I hope this column finds everyone healthy and staying safe. I want to thank the membership for your patience and understanding regarding decisions on the Houston Annual Convention and Exhibition. By the time you read this, we should have an announcement out. The Executive Committee, along with the staff, have worked hard on a solution that does not put our members into harm’s way and takes into account the financial aspects of that decision.
We have been through a month of lockdown due to the coronavirus, and in that time, we have seen oil prices go into negative numbers. This is paper barrels! The commodity market has a place in our business and it’s helpful to understand the history and how the commodity market has changed our industry. Back in the ‘70s when I started in the business, big oil companies all had fairly large exploration groups to find the oil to feed their refineries and have feed stock for their chemical plants. In the early ‘80s, when we saw WTI start trading on Wall Street, things started changing. Refineries could go to the commodity market and get all the oil they needed to supply their businesses. With the decline of oil prices in the ‘80s, the general thought was that Big Oil could buy reserves on Wall Street more cheaply than drilling. There were a lot of large mergers, exploration was curtailed and many geologists lost their jobs because of this.
Prior to being able to hedge, when companies borrowed money for drilling and production, they had no way to guard against a downturn in prices. During the ‘80s price route, the other consequence was bank failures. Hedging has given companies the ability to have a short-term backstop on the price that they receive for oil. Not all companies employ hedging, and the amount that companies hedge varies. Hedges can cost companies money if prices run up above the price you are hedged at – you do not get that extra reward. But in cases like today, it might be what keeps some companies out of bankruptcy within a month of a price drop.
Hedging and the commodity markets are not about supply and demand but, rather, about perceived supply and demand. With the United States and most of the world’s large economies having shut down, demand has dropped dramatically at a time when the shale revolution, along with an oil price war, have increased the supply going to the market. Storage is now the word of the day. Most all predictions show storage to be full by mid-June. At that point, the only crude that will be moving will be daily demand.
As the quip goes, “Outside of that Mrs. Lincoln, how was the play?” The past month has not been good for the industry we love and in which we all earn our livelihood. Keep in mind that, due to the coronavirus, we are not alone. Economists are predicting that unemployment will go over 15 percent and might reach 20 percent before we start going the other direction.
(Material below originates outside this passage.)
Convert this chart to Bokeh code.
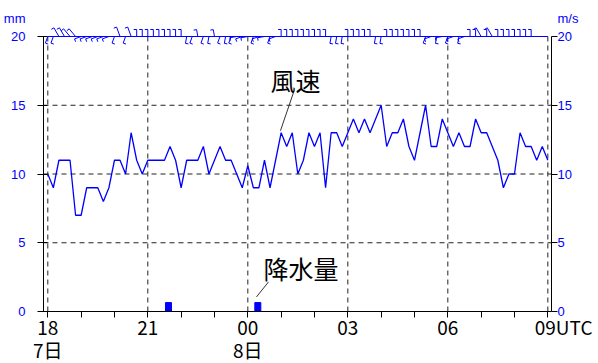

The most important number to be watching is demand. Demand has to bottom out and start increasing. We have to bring the economy back. People have to get back to work and we need to start flying again. This is not an endorsement of any position, but the reality regarding a potential turnaround in the oil market.
Members in Transition
AAPG is trying to help as much as we can in this unprecedented time. The Society of Petroleum Engineers has a program called “Members in Transition,” or MiT, which has been running in Houston for several years. AAPG will be partnering with SPE to expand the program to include geologists in Houston and start similar groups in Midland and Denver. The program is designed to help people that might be displaced from their jobs by equipping them with a toolbox for moving into another segment of the oil industry or becoming self-employed. With the assistance of Susan Nash at AAPG headquarters, a toolkit is being prepared that you will be able to access. That toolkit will include websites where you can find data to help if you move toward a career as an independent geologist or consultant. AAPG is also trying to have local webinars out of the various regions and sections for members to learn and expand their knowledge. Watch for an announcement coming from AAPG concerning these events.
AAPG is also putting together a carbon capture utilization and storage conference for January 2021. As CCUS gains more steam around the world, this could open up jobs for geologists. There will be a need for a very good understanding of the reservoir that will be used for storage, and that will take geological expertise. Enhanced oil recovery projects that employ the use of CO2 is one aspect of CCUS, which is another place where geological expertise is needed. Watch for farther detail.
Until next month stay safe and watch for the AAPG webinars.